For the coconut pecan filling
- In a medium-sized saucepan, whisk together milk, egg yolks, and vanilla over medium heat until blended.
- Add in your butter and sugar and continue to cook over medium heat until the mixture begins to thicken (about 12 minutes). Whisk continuously or you risk overcooking your eggs. The mixture will be thick and golden brown when it's ready.
- Remove the mixture from the heat and fold in your coconut and pecans. Cool to a spreadable consistency.
For the German chocolate buttercream
- Bring 2" of water to a boil in a medium saucepan then reduce heat until it's just simmering. Place your metal or glass mixing bowl on top. The bowl should not be touching the water.
- Place egg whites and sugar in the bowl and whisk occasionally to dissolve the sugar and keep the egg whites from cooking. Once the mixture reaches 110ºF or you can no longer feel any granules of sugar in between your fingers, it's ready
- Place the bowl on your stand mixer and whip on high until you reach VERY stiff peaks.
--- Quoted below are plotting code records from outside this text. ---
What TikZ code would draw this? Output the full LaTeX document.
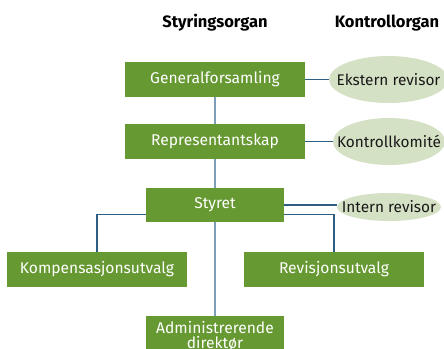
\documentclass[tikz,border=0pt]{standalone}
\usepackage{fontspec}
\setmainfont{Fira Sans}
\usepackage{tikz}
\usetikzlibrary{positioning,shapes.geometric}

\definecolor{boxgreen}{RGB}{103,153,50}
\definecolor{ovalfill}{RGB}{213,225,196}
\definecolor{linkdark}{RGB}{46,94,132}
\definecolor{linklight}{RGB}{126,157,184}

% text in an oval must not widen the oval
\newcommand{\ovaltxt}[1]{\makebox[0pt]{#1}}

\tikzset{
  box/.style={fill=boxgreen, text=white, font=\fontsize{15.6}{16}\selectfont,
    minimum height=35pt, inner sep=0pt},
  oval/.style={ellipse, fill=ovalfill, text=black!90, inner sep=0pt,
    font=\fontsize{15.4}{16}\selectfont},
  hdr/.style={font=\bfseries\fontsize{16.5}{17}\selectfont},
  trunk/.style={linklight, line width=1.3pt},
  link/.style={linkdark, line width=1.1pt},
}

\begin{document}
\begin{tikzpicture}[x=1pt,y=-1pt]
\useasboundingbox (0,0) rectangle (444,348);
% column headers
\node[hdr] (hstyr) at (215,23) {Styringsorgan};
\node[hdr] (hktrl) at (387,23) {Kontrollorgan};
% governing bodies
\node[box, minimum width=180pt] (gf) at (215,79.5) {Generalforsamling};
\node[box, minimum width=180pt] (rep) at (215,141.5) {Representantskap};
\node[box, minimum width=138pt, minimum height=34pt] (sty) at (215,205) {Styret};
\node[box, minimum width=180pt] (komp) at (97,269.5) {Kompensasjonsutvalg};
\node[box, minimum width=180pt] (rev) at (334,269.5) {Revisjonsutvalg};
\node[box, anchor=north, minimum width=138pt, minimum height=40pt,
  align=center, font=\fontsize{15.6}{15}\selectfont, inner sep=1pt] (adm) at (215,316)
  {Administrerende\\direktør};
% control bodies
\node[oval, minimum width=119pt, minimum height=47pt] (ext) at (388.5,79.5) {\ovaltxt{Ekstern revisor}};
\node[oval, minimum width=112pt, minimum height=47pt] (kk) at (389,141.5) {\ovaltxt{Kontrollkomité}};
\node[oval, minimum width=104pt, minimum height=28pt] (ir) at (389,207) {\ovaltxt{Intern revisor}};
% connectors
\draw[trunk] (gf.south) -- (rep.north);
\draw[trunk] (rep.south) -- (sty.north);
\draw[trunk] (sty.south) -- (adm.north);
\draw[link] (gf.east) -- (ext.west);
\draw[link] (rep.east) -- (kk.west);
\draw[link] (sty.east) -- (sty.east -| ir.west);
\draw[link] ([yshift=-9.5pt]sty.west) -| (komp.north);
\draw[link] ([yshift=-9.5pt]sty.east) -| (rev.north);
\end{tikzpicture}
\end{document}
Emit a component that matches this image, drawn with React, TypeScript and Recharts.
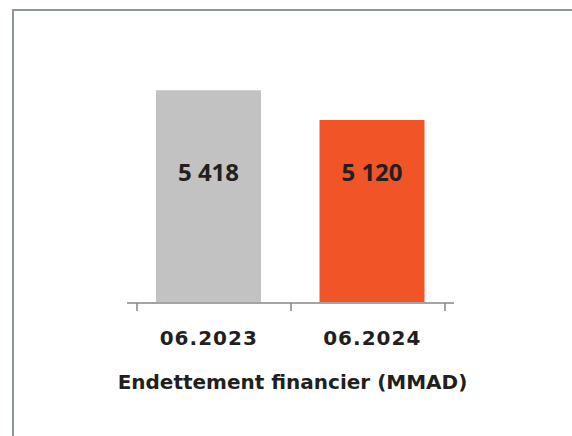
import React from "react";
import { BarChart, Bar, XAxis, YAxis, LabelList, Label, Cell } from "recharts";

const categories = ["06.2023", "06.2024"];
const values = [5418, 5120];
const barColors = ["#c1c2c1", "#f15527"];
const tickPositions = [0, 1, 2];
const title = "Endettement financier (MMAD)";

const data = categories.map((c, i) => ({ cat: c, value: values[i], pos: i }));

const fmt = (v: number) => String(v).replace(/\B(?=(\d{3})+(?!\d))/g, " ");

const WIDE_FONT = "'DejaVu Sans', sans-serif";
const VALUE_FONT = "'Noto Sans', sans-serif";
const TEXT = "#231f20";

const CatTick = (props: any) => {
  const { x, y, payload } = props;
  return (
    <text
      x={x}
      y={y}
      textAnchor="middle"
      fill={TEXT}
      fontFamily={WIDE_FONT}
      fontWeight={700}
      fontSize={20}
      letterSpacing={1}
    >
      {payload.value}
    </text>
  );
};

const EmptyTick = () => <g />;

export default function App() {
  return (
    <div style={{ position: "fixed", left: 0, top: 0, width: 572, height: 436, overflow: "hidden", background: "#fff" }}>
      <div
        style={{
          position: "absolute",
          left: 12,
          top: 9,
          width: 600,
          height: 500,
          borderTop: "2px solid #8c979a",
          borderLeft: "2px solid #8c979a",
        }}
      />
      <div style={{ position: "absolute", left: 0, top: 0 }}>
        <BarChart width={572} height={436} data={data} margin={{ top: 62, right: 118, bottom: 132, left: 127 }}>
          <YAxis hide domain={[3300, 5700]} allowDataOverflow />
          <XAxis
            xAxisId="t"
            dataKey="pos"
            type="number"
            domain={[0, 2]}
            ticks={tickPositions}
            padding={{ left: 10, right: 9 }}
            height={1}
            tick={<EmptyTick />}
            tickSize={8}
            axisLine={{ stroke: "#80878a", strokeWidth: 1.5 }}
            tickLine={{ stroke: "#80878a", strokeWidth: 1.5 }}
          />
          <XAxis
            xAxisId="c"
            dataKey="cat"
            height={1}
            axisLine={false}
            tickLine={false}
            tickSize={0}
            tickMargin={43}
            tick={<CatTick />}
            interval={0}
          >
            <Label
              value={title}
              position="bottom"
              offset={72}
              dx={2}
              fill={TEXT}
              fontFamily={WIDE_FONT}
              fontWeight={700}
              fontSize={20}
            />
          </XAxis>
          <Bar dataKey="value" xAxisId="c" barSize={105} isAnimationActive={false}>
            {data.map((d, i) => (
              <Cell key={d.cat} fill={barColors[i]} />
            ))}
            <LabelList
              dataKey="value"
              position="insideBottom"
              offset={121}
              formatter={(v: any) => fmt(Number(v))}
              fill={TEXT}
              fontFamily={VALUE_FONT}
              fontWeight={700}
              fontSize={24}
            />
          </Bar>
        </BarChart>
      </div>
    </div>
  );
}
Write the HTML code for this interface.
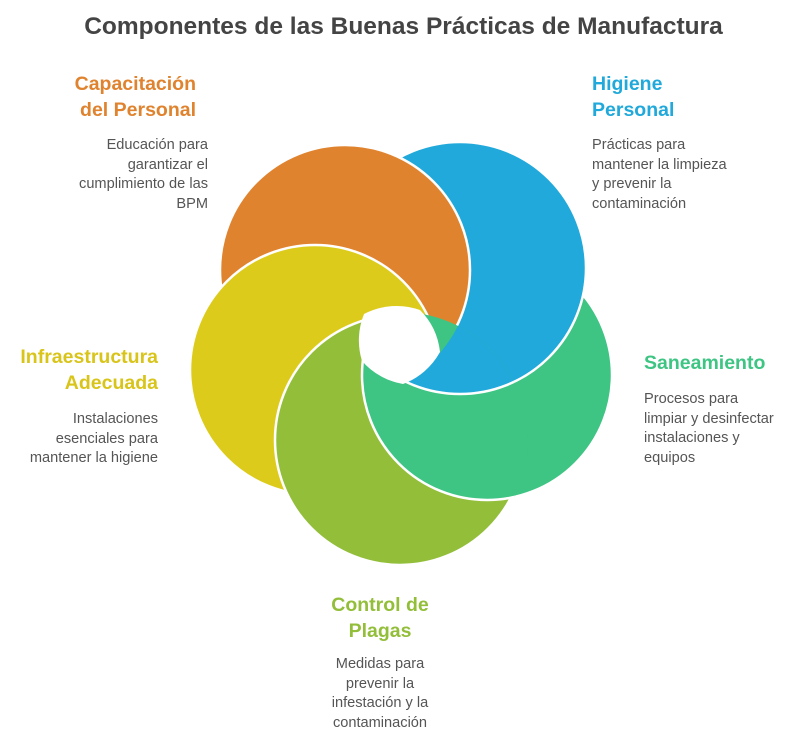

The tips should stand straight up when you touch them and the meringue should feel very thick and dense.
- Place a large bag of ice under the bowl as you're mixing to cool the meringue down.
- Reduce the speed to low. Slowly add in your butter in small chunks, then your salt, melted and cooled chocolate and vanilla extract.
- Increase the speed back to high and whip until the color is light and fluffy. Give it a taste, if it still tastes buttery, keep whipping
- Reduce the speed to low again and then drizzle in your cooled chocolate and vanilla and mix until smooth.